INSTRUCTIONS TO FOLLOW:
Copy out each line that has "code" in it.

RECORD EXCERPTS:
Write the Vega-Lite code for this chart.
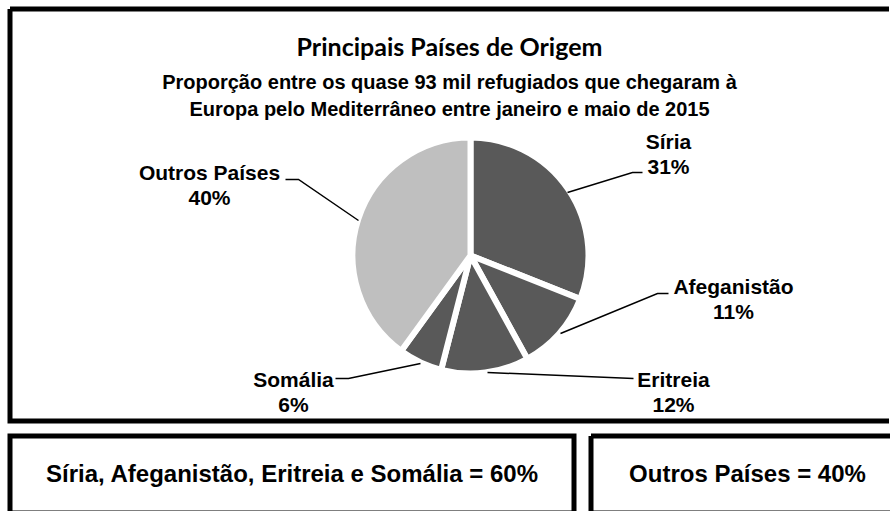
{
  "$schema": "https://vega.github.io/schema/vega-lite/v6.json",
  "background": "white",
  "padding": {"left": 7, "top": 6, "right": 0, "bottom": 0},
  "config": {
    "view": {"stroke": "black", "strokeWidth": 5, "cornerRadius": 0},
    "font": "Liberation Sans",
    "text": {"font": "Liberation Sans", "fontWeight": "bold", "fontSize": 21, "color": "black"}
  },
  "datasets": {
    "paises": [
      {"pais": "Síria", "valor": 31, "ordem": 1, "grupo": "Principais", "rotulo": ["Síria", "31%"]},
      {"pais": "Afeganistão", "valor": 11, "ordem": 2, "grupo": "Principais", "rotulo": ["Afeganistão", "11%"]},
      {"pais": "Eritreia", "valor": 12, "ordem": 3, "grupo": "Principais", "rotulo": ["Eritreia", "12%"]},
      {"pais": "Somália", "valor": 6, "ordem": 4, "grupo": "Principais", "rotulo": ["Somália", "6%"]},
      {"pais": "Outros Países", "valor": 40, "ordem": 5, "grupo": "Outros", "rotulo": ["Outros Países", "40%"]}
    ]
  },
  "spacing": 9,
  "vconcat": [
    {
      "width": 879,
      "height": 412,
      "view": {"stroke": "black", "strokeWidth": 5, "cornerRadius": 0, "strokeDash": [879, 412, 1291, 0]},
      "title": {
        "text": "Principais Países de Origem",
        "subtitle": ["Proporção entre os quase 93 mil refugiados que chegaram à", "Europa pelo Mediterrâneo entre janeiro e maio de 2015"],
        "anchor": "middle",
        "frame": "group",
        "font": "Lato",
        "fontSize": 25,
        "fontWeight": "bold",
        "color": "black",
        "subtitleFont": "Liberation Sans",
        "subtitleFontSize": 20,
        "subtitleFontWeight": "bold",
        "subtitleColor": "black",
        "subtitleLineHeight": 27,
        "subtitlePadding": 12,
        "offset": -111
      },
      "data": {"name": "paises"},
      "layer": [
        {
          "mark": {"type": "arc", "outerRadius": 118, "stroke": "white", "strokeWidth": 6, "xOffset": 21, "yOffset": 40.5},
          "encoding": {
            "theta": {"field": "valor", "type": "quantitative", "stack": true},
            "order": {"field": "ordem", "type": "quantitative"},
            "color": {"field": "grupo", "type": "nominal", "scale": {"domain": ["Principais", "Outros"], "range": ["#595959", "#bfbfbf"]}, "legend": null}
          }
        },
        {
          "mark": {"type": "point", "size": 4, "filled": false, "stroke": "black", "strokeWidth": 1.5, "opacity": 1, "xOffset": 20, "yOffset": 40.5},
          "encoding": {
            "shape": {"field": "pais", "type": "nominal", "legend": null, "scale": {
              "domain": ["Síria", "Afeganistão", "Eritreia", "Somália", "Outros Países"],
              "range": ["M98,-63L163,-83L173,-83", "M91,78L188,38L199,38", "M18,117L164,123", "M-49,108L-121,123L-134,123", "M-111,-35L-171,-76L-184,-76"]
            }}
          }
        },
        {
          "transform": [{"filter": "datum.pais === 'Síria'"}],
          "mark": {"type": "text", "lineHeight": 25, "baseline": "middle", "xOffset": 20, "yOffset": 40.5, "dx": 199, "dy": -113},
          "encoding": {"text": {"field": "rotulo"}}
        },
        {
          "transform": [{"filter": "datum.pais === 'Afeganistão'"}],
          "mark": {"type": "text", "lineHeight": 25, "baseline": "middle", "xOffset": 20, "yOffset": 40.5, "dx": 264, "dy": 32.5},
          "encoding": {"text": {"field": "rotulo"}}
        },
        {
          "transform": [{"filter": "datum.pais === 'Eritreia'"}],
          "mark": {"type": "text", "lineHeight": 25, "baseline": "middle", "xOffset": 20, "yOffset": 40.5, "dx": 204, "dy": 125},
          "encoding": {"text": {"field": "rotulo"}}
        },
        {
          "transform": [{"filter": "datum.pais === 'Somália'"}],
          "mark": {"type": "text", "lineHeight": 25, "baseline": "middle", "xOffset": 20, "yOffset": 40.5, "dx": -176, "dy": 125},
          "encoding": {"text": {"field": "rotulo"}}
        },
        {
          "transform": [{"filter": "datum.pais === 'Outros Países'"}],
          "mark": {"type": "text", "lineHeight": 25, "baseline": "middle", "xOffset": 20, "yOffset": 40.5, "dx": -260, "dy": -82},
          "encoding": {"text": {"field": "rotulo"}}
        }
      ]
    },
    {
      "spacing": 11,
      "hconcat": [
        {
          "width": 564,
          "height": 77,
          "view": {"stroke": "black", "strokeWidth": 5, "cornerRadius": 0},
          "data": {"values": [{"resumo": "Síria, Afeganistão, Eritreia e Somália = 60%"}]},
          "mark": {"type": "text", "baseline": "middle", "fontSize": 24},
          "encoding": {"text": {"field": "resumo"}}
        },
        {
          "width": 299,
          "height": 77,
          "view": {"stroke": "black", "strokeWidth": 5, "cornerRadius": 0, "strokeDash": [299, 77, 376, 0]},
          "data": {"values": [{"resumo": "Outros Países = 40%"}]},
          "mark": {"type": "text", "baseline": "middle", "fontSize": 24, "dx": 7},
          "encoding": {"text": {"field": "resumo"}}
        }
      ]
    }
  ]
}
...
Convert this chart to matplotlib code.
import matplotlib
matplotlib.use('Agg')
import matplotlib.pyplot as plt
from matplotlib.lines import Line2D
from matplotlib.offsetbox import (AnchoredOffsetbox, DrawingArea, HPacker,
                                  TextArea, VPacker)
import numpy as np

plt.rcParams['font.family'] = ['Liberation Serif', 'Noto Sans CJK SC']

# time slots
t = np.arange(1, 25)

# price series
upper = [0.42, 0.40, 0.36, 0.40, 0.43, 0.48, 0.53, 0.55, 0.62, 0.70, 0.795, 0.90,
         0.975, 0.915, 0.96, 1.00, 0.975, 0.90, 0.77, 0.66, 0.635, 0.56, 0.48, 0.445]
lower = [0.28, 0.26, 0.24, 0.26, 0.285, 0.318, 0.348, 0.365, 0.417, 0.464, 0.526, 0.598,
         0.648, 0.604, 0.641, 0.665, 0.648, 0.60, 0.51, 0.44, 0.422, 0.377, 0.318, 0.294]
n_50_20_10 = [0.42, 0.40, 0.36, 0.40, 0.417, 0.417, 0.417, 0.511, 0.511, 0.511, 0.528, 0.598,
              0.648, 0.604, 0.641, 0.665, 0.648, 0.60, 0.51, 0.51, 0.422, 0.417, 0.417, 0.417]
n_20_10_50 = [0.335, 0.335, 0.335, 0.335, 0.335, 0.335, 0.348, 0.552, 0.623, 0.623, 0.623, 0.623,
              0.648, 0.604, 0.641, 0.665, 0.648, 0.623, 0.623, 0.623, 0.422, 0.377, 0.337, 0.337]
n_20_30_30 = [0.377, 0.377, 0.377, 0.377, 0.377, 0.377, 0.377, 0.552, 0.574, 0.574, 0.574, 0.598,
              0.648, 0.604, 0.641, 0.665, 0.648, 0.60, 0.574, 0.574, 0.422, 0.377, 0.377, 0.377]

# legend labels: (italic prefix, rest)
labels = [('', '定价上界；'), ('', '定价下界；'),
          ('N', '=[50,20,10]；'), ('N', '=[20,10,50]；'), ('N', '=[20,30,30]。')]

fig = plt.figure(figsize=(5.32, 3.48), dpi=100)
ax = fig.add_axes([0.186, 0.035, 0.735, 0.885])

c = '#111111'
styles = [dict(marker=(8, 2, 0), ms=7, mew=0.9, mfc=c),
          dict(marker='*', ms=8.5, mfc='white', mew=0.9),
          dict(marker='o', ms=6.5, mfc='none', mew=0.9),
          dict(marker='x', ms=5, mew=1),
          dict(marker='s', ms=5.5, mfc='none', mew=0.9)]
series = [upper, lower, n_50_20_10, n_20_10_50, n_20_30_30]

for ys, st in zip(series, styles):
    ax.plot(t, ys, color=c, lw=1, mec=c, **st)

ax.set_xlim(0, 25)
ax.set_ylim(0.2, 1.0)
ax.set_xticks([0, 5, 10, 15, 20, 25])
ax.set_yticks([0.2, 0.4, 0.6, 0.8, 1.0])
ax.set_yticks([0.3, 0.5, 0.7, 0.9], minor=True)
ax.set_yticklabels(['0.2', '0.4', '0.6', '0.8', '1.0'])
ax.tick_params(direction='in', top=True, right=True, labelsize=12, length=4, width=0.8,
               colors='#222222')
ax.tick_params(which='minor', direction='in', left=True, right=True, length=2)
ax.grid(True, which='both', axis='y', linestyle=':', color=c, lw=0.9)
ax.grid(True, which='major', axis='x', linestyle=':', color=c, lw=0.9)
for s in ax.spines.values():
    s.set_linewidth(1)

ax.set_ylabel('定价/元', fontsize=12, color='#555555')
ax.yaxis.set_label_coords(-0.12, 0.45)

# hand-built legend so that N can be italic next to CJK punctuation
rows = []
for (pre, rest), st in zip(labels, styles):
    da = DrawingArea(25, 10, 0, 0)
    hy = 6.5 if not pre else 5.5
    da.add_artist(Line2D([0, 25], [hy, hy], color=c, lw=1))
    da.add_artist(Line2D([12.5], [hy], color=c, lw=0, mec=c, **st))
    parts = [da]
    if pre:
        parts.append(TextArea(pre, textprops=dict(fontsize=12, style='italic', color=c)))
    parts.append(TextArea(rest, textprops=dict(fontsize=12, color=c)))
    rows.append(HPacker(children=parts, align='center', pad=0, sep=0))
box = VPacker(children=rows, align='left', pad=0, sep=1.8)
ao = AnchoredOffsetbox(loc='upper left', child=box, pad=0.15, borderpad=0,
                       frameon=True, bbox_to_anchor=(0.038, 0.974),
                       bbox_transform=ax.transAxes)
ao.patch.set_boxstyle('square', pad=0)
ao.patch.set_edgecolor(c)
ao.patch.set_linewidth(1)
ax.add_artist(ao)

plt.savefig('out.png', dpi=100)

RESULT OF THIS EXERCISE:
Write the Vega-Lite code for this chart.
Convert this chart to matplotlib code.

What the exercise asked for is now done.